PROBLEM TO SOLVE:
Go through the entries below and copy each line containing the word "script".

(Items from a data source)
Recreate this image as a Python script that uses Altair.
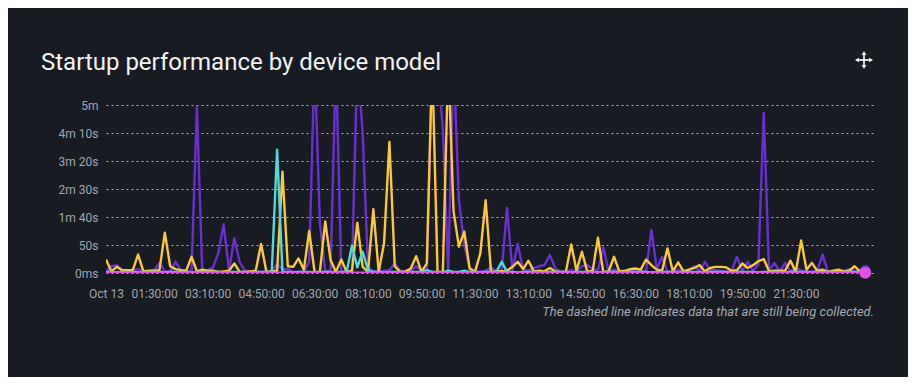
import json
import altair as alt
import pandas as pd

title_text = "Startup performance by device model"
footnote_text = "The dashed line indicates data that are still being collected."

# values in seconds, one point every 10 minutes starting Oct 13 00:00
purple = [3, 12, 14, 6, 4, 4, 7, 2, 3, 5,
          18, 3, 3, 20, 5, 3, 4, 297, 4, 5,
          10, 35, 87, 4, 62, 19, 4, 3, 2, 2,
          2, 3, 16, 7, 7, 2, 2, 3, 20, 380,
          90, 3, 4, 380, 2, 3, 3, 380, 250, 10,
          3, 3, 4, 5, 17, 4, 3, 4, 12, 4,
          5, 380, 380, 255, 2, 380, 130, 50, 10, 2,
          3, 4, 10, 3, 4, 116, 4, 52, 7, 4,
          9, 12, 14, 32, 9, 2, 3, 5, 3, 12,
          14, 7, 5, 46, 3, 6, 3, 5, 4, 2,
          3, 4, 77, 7, 29, 2, 3, 6, 3, 5,
          12, 4, 20, 5, 5, 4, 3, 4, 29, 4,
          20, 4, 15, 286, 4, 18, 3, 18, 3, 9,
          5, 2, 3, 4, 33, 3, 3, 3, 4, 7,
          2, 4, 5]

yellow = [24, 3, 11, 5, 5, 5, 33, 3, 4, 4,
          5, 72, 12, 7, 5, 4, 29, 3, 6, 4,
          4, 2, 3, 4, 17, 2, 2, 3, 4, 52,
          2, 3, 4, 181, 12, 11, 26, 6, 75, 2,
          2, 92, 23, 2, 24, 2, 4, 90, 11, 2,
          114, 2, 53, 234, 12, 2, 3, 8, 30, 2,
          17, 380, 2, 2, 380, 110, 47, 74, 8, 2,
          35, 130, 2, 3, 3, 4, 11, 20, 7, 22,
          3, 4, 3, 9, 3, 2, 2, 51, 4, 38,
          3, 3, 63, 2, 3, 29, 3, 3, 7, 8,
          6, 24, 14, 6, 4, 44, 3, 19, 3, 6,
          9, 14, 3, 9, 11, 11, 10, 4, 5, 17,
          9, 14, 21, 25, 3, 4, 4, 4, 22, 2,
          58, 6, 18, 4, 6, 2, 4, 6, 3, 4,
          12, 3, 2]

cyan = [2, 2, 1, 2, 2, 2, 1, 2, 2, 2,
        2, 1, 2, 2, 2, 2, 1, 2, 2, 2,
        2, 2, 1, 2, 2, 2, 2, 1, 2, 2,
        2, 2, 220, 2, 2, 1, 2, 2, 2, 1,
        2, 2, 2, 1, 2, 2, 49, 10, 38, 5,
        2, 2, 1, 2, 2, 2, 1, 2, 2, 2,
        5, 2, 2, 1, 4, 2, 2, 4, 2, 2,
        1, 2, 2, 2, 20, 2, 2, 1, 2, 2,
        2, 2, 1, 2, 2, 2, 2, 1, 2, 2,
        2, 2, 1, 2, 2, 2, 2, 1, 2, 2,
        2, 2, 1, 2, 2, 2, 2, 1, 2, 2,
        2, 2, 1, 2, 2, 2, 2, 1, 2, 2,
        2, 2, 1, 2, 2, 2, 2, 1, 2, 2,
        2, 2, 1, 2, 2, 2, 2, 1, 2, 2,
        2, 2, 2]

pink = [0.5, 0.4, 0.5, 0.6, 0.5, 0.4, 0.5, 0.5, 0.6, 0.5,
        0.4, 0.5, 0.5, 0.6, 0.5, 0.4, 0.5, 0.5, 0.6, 0.5,
        0.4, 0.5, 0.5, 0.6, 0.5, 0.4, 0.5, 0.5, 0.6, 0.5,
        0.4, 0.5, 0.5, 0.6, 0.5, 0.4, 0.5, 0.5, 0.6, 0.5,
        0.4, 0.5, 0.5, 0.6, 0.5, 0.4, 0.5, 0.5, 0.6, 0.5,
        0.4, 0.5, 0.5, 0.6, 0.5, 0.4, 0.5, 0.5, 0.6, 0.5,
        0.4, 0.5, 0.5, 0.6, 0.5, 0.4, 0.5, 0.5, 0.6, 0.5,
        0.4, 0.5, 0.5, 0.6, 0.5, 0.4, 0.5, 0.5, 0.6, 0.5,
        0.4, 0.5, 0.5, 0.6, 0.5, 0.4, 0.5, 0.5, 0.6, 0.5,
        0.4, 0.5, 0.5, 0.6, 0.5, 0.4, 0.5, 0.5, 0.6, 0.5,
        0.4, 0.5, 0.5, 0.6, 0.5, 0.4, 0.5, 0.5, 0.6, 0.5,
        0.4, 0.5, 0.5, 0.6, 0.5, 0.4, 0.5, 0.5, 0.6, 0.5,
        0.4, 0.5, 0.5, 0.6, 0.5, 0.4, 0.5, 0.5, 0.6, 0.5,
        0.4, 0.5, 0.5, 0.6, 0.5, 0.4, 0.5, 0.5, 0.6, 0.5,
        0.4, 0.5, 0.5]

series_values = [purple, yellow, cyan, pink]
series_colors = ["#6a2fd0", "#fbc83a", "#4fd8df", "#e14fe6"]

y_tick_values = [0, 50, 100, 150, 200, 250, 300]
y_tick_labels = ["0ms", "50s", "1m 40s", "2m 30s", "3m 20s", "4m 10s", "5m"]
x_tick_values = [0, 90, 190, 290, 390, 490, 590, 690, 790, 890, 990, 1090, 1190, 1290]
x_tick_labels = ["Oct 13", "01:30:00", "03:10:00", "04:50:00", "06:30:00", "08:10:00",
                 "09:50:00", "11:30:00", "13:10:00", "14:50:00", "16:30:00",
                 "18:10:00", "19:50:00", "21:30:00"]

STEP = 10
W, H = 770, 168

x_enc = alt.X(
    "minute:Q",
    title=None,
    scale=alt.Scale(domain=[0, 1440], nice=False, zero=False),
    axis=alt.Axis(
        values=x_tick_values,
        labelExpr=f"{json.dumps(x_tick_labels)}[indexof({json.dumps(x_tick_values)}, datum.value)]",
        grid=False, domain=False, ticks=False, labelAngle=0,
        labelPadding=15, labelFlush=False, labelOverlap=False,
    ),
)
y_enc = alt.Y(
    "value:Q",
    title=None,
    scale=alt.Scale(domain=[0, 300], nice=False),
    axis=alt.Axis(
        values=y_tick_values,
        labelExpr=f"{json.dumps(y_tick_labels)}[indexof({json.dumps(y_tick_values)}, datum.value)]",
        grid=True, gridDash=[2, 3], gridColor="#c9ccd2", gridOpacity=0.85, gridWidth=1,
        domain=False, ticks=False, labelPadding=8,
    ),
)

layers = []
for vals, col in zip(series_values, series_colors):
    n = len(vals)
    df = pd.DataFrame({"minute": [i * STEP for i in range(n)], "value": vals})
    solid = df.iloc[: n - 1]
    tail = df.iloc[n - 2:]
    layers.append(alt.Chart(solid).mark_line(color=col, strokeWidth=2.4, clip=True,
                                             strokeJoin="round").encode(x=x_enc, y=y_enc))
    layers.append(alt.Chart(tail).mark_line(color=col, strokeWidth=2.4, clip=True,
                                            strokeDash=[3, 2]).encode(x=x_enc, y=y_enc))

# end markers (latest point) for purple and pink
for vals, col, sz in [(purple, series_colors[0], 110), (pink, series_colors[3], 140)]:
    n = len(vals)
    df = pd.DataFrame({"minute": [(n - 1) * STEP], "value": [vals[-1]]})
    layers.append(alt.Chart(df).mark_point(filled=True, opacity=1, color=col, size=sz)
                  .encode(x=x_enc, y=y_enc))

one = alt.Data(values=[{}])
title = alt.Chart(one).mark_text(
    text=title_text, font="Roboto", fontSize=24, color="#f2f3f5",
    align="left", baseline="alphabetic",
).encode(x=alt.value(-65), y=alt.value(-35))

footnote = alt.Chart(one).mark_text(
    text=footnote_text, font="Roboto", fontSize=13, fontStyle="italic",
    color="#a3a9b3", align="right", baseline="middle",
).encode(x=alt.value(768), y=alt.value(207))

# move icon
ic_x, ic_y = 758, -45
icon = [
    alt.Chart(one).mark_rule(color="white", strokeWidth=1.6).encode(
        x=alt.value(ic_x - 6), x2=alt.value(ic_x + 6), y=alt.value(ic_y)),
    alt.Chart(one).mark_rule(color="white", strokeWidth=1.6).encode(
        x=alt.value(ic_x), y=alt.value(ic_y - 6), y2=alt.value(ic_y + 6)),
]
for shp, dx, dy in [("triangle-left", -7, 0), ("triangle-right", 7, 0),
                    ("triangle-up", 0, -7), ("triangle-down", 0, 7)]:
    icon.append(alt.Chart(one).mark_point(shape=shp, filled=True, opacity=1,
                                          color="white", size=22)
                .encode(x=alt.value(ic_x + dx), y=alt.value(ic_y + dy)))

chart = alt.layer(*layers, title, footnote, *icon).properties(
    width=W, height=H,
    autosize=alt.AutoSizeParams(type="none"),
    padding={"left": 98, "top": 97, "right": 32, "bottom": 104},
    background="#181b22",
).configure_view(stroke=None).configure_axis(
    labelFont="Roboto", labelFontSize=12, labelColor="#a0a6b0",
)

chart.save("out.html", embed_options={"renderer": "svg", "actions": False})
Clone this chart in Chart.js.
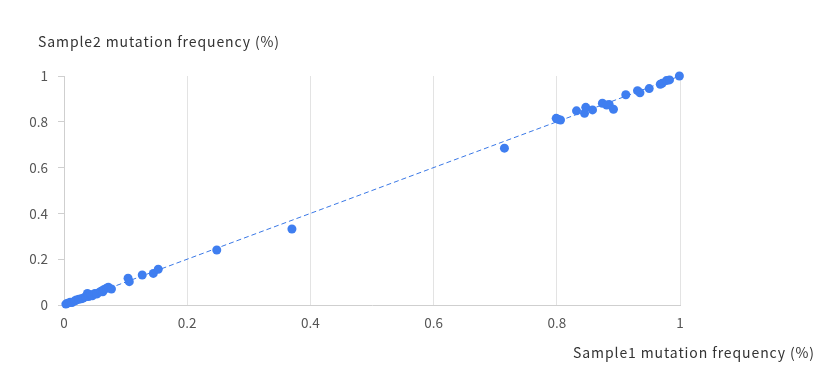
<!DOCTYPE html>
<html>
<head>
<meta charset="utf-8">
<script src="https://cdn.jsdelivr.net/npm/chart.js@4/dist/chart.umd.min.js"></script>
<style>
html,body{margin:0;padding:0;background:#fff;}
#wrap{width:832px;height:382px;position:relative;}
</style>
</head>
<body>
<div id="wrap"><canvas id="c" width="832" height="382"></canvas></div>
<script>
const xTitle = "Sample1 mutation frequency (%)";
const yTitle = "Sample2 mutation frequency (%)";
const sample1 = [0.003,0.006,0.010,0.013,0.017,0.020,0.024,0.028,0.031,0.035,0.038,0.040,0.043,0.046,0.050,0.053,0.057,0.060,0.063,0.065,0.069,0.072,0.077,
  0.104,0.106,0.127,0.145,0.153,0.248,0.370,0.715,
  0.799,0.802,0.806,0.832,0.845,0.847,0.858,0.874,0.881,0.885,0.892,0.912,0.931,0.935,0.950,0.968,0.971,0.978,0.983,0.999];
const sample2 = [0.004,0.008,0.012,0.011,0.017,0.022,0.025,0.027,0.030,0.036,0.050,0.037,0.045,0.040,0.050,0.048,0.055,0.060,0.058,0.068,0.073,0.078,0.070,
  0.117,0.102,0.131,0.138,0.156,0.240,0.332,0.685,
  0.815,0.811,0.808,0.848,0.837,0.863,0.852,0.881,0.873,0.876,0.855,0.918,0.936,0.927,0.945,0.964,0.968,0.980,0.983,1.000];
const refLine = [0, 1];
const xTicks = [0, 0.2, 0.4, 0.6, 0.8, 1];

const points = sample1.map((v,i)=>({x:v,y:sample2[i]}));
const linePts = refLine.map(v=>({x:v,y:v}));
const FONT = "'Noto Sans CJK SC', 'Noto Sans', sans-serif";

const titlePlugin = {
  id:'axisTitles',
  afterDraw(chart){
    const ctx = chart.ctx, a = chart.chartArea;
    ctx.save();
    ctx.font = "14px " + FONT;
    try { ctx.letterSpacing = '0.9px'; } catch(e) {}
    ctx.fillStyle = '#333';
    ctx.textBaseline = 'middle';
    ctx.textAlign = 'left';
    ctx.fillText(yTitle, a.left - 26, a.top - 34);
    ctx.textAlign = 'right';
    ctx.fillText(xTitle, chart.width - 17, a.bottom + 48);
    ctx.restore();
  }
};

new Chart(document.getElementById('c'), {
  type:'scatter',
  data:{
    datasets:[
      {type:'scatter', data:points, backgroundColor:'#3f7ef0', borderColor:'#3f7ef0', pointRadius:4.5, pointHoverRadius:4.5, borderWidth:0, order:1, clip:false},
      {type:'line', data:linePts, borderColor:'#3a78e6', borderWidth:1, borderDash:[5,3], pointRadius:0, fill:false, order:2}
    ]
  },
  options:{
    responsive:false,
    animation:false,
    layout:{padding:{left:0, top:76, right:152, bottom:47}},
    plugins:{legend:{display:false}, tooltip:{enabled:false}, title:{display:false}},
    scales:{
      x:{
        type:'linear', min:0, max:1,
        afterBuildTicks(s){ s.ticks = xTicks.map(v=>({value:v})); },
        afterFit(s){ s.height = 30; },
        grid:{color:'#e3e3e3', drawTicks:false, lineWidth:1},
        border:{color:'#cfcfcf', width:1},
        ticks:{padding:10, color:'#555', font:{family:FONT, size:13.5}, callback:v=>String(v)}
      },
      y:{
        type:'linear', min:0, max:1,
        afterBuildTicks(s){ s.ticks = xTicks.map(v=>({value:v})); },
        afterFit(s){ s.width = 64; },
        grid:{drawOnChartArea:false, drawTicks:true, tickLength:6, color:'#cfcfcf'},
        border:{color:'#cfcfcf', width:1},
        ticks:{padding:10, color:'#555', font:{family:FONT, size:13.5}, callback:v=>String(v)}
      }
    }
  },
  plugins:[titlePlugin]
});
</script>
</body>
</html>
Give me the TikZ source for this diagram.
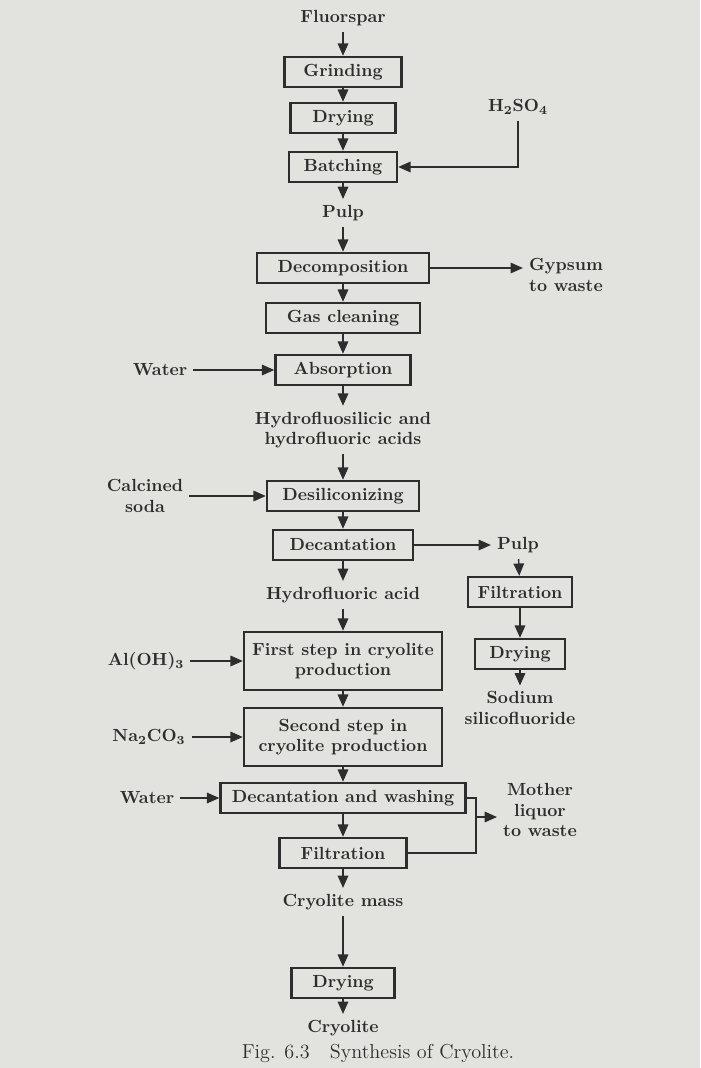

TASK RESPONSE:
Recreate this image as a Python script that uses Altair.
<script src="https://cdn.jsdelivr.net/npm/chart.js@4/dist/chart.umd.min.js"></script>
<script>
</script>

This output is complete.